Another area of difficulty is the disruptive nature of testing. Some developers might appreciate the disruption as they create code, but others have told me that they wouldn’t want a tester there during what William calls the generative test development. It seems that developers need a protected time of creativity and development to get something together that can be tested. Having a tester interrupting them in this process may not be helpful. Furthermore, when developers spend time making interfaces more testable, the dedicated tester may not be the best person for them to pair with. The tester may not add a lot of value until the interface has been refactored. At that point, they could step in and see if it is testable or not.

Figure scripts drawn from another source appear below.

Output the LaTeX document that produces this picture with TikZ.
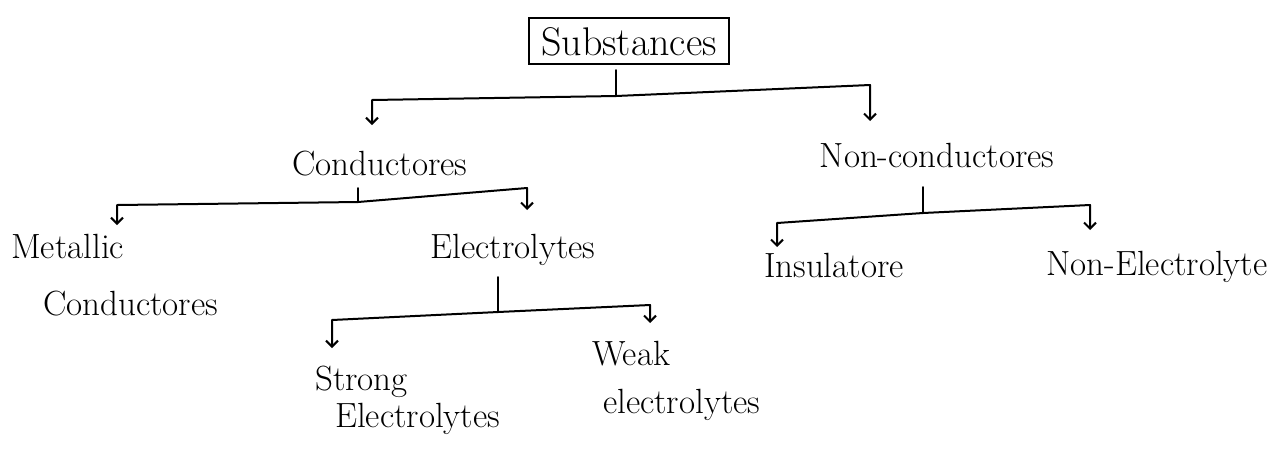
\documentclass[tikz,border=0pt]{standalone}
\usepackage{tikz}
\usetikzlibrary{arrows.meta}
\tikzstyle{word} = [inner sep=0pt, font=\fontsize{35}{42}\selectfont]
\tikzstyle{stem} = [line width=2pt, line cap=round, line join=round]
\tikzstyle{drop} = [stem, -{Straight Barb[length=6pt, width=12pt]}]

\begin{document}
\begin{tikzpicture}[x=1pt, y=-1pt]

        \useasboundingbox (0,0) rectangle (1273,459);

        \node (subst) [word, draw, line width=2pt, anchor=base, minimum width=200pt, minimum height=46pt, font=\fontsize{40}{44}\selectfont] at (629,55) {Substances};

        \node (cond) [word, anchor=base] at (380,175) {Conductores};
        \node (noncond) [word, anchor=base] at (937,167) {Non-conductores};

        \node (metal) [word, align=left, anchor=north west] at (11,234) {Metallic\\[15pt]\hspace*{32pt}Conductores};
        \node (electro) [word, anchor=base] at (513,258) {Electrolytes};
        \node (insul) [word, anchor=base] at (834,277) {Insulatore};
        \node (nonelec) [word, anchor=base] at (1157,275) {Non-Electrolyte};

        \node (strong) [word, align=left, anchor=north west] at (315,366) {Strong\\[-5pt]\hspace*{20pt}Electrolytes};
        \node (weak) [word, align=left, anchor=north west] at (592,341) {Weak\\[6pt]\hspace*{11pt}electrolytes};

        % junctions under each parent
        \coordinate (subst-j) at (616,96);
        \coordinate (cond-j) at (358,202);
        \coordinate (noncond-j) at (923,213);
        \coordinate (electro-j) at (498,312);

        % arrow ends above each child
        \coordinate (cond-in) at (372,125);
        \coordinate (noncond-in) at (870,121);
        \coordinate (metal-in) at (117,225);
        \coordinate (electro-in) at (527,210);
        \coordinate (insul-in) at (777,247);
        \coordinate (nonelec-in) at (1090,230);
        \coordinate (strong-in) at (332,348);
        \coordinate (weak-in) at (650,323);

        \draw [stem] (subst-j) -- ++(0,-26);
        \draw [drop] (subst-j) -- (372,100) -- (cond-in);
        \draw [drop] (subst-j) -- (870,85) -- (noncond-in);

        \draw [stem] (cond-j) -- ++(0,-14);
        \draw [drop] (cond-j) -- (117,205) -- (metal-in);
        \draw [drop] (cond-j) -- (527,188) -- (electro-in);

        \draw [stem] (noncond-j) -- ++(0,-26);
        \draw [drop] (noncond-j) -- (777,223) -- (insul-in);
        \draw [drop] (noncond-j) -- (1090,205) -- (nonelec-in);

        \draw [stem] (electro-j) -- ++(0,-35);
        \draw [drop] (electro-j) -- (332,320) -- (strong-in);
        \draw [drop] (electro-j) -- (650,305) -- (weak-in);

    \end{tikzpicture}
\end{document}
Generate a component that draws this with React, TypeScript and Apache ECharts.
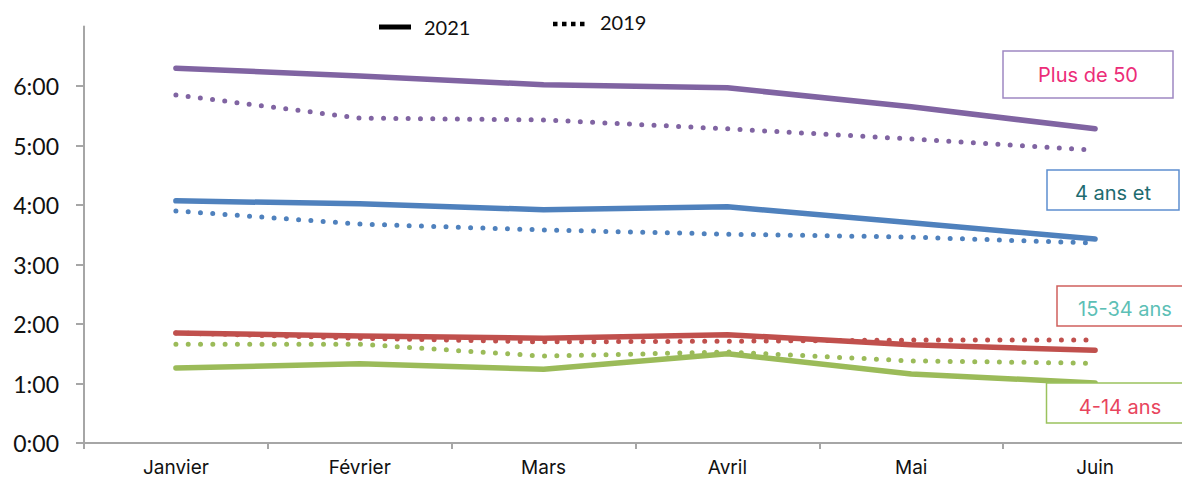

Testers who have strong development and testing skills (and who understand and have insight into TDD, bad coding smells, interface discovery, etc.) should fit well into both categories – generative and elaborative. Most testers I might wager, will fit in better in the elaborative test development aspect of TDD. We are used to Business-Facing Product Critiques, and test idea generation activities. Generative test development will probably be new to many dedicated testers. If you want to pair with a developer doing TDD, this might be something to keep in mind.

It may be a good practice to have developer-tester pairing during the elaborative test development activities of TDD, and not during the generative test development. More testers and developers pairing and reporting their experiences may help us learn if we can do this well.

I encourage testers and developers to pair together, and feel free to let me know how you do with TDD pairing. What did you struggle with? What worked well?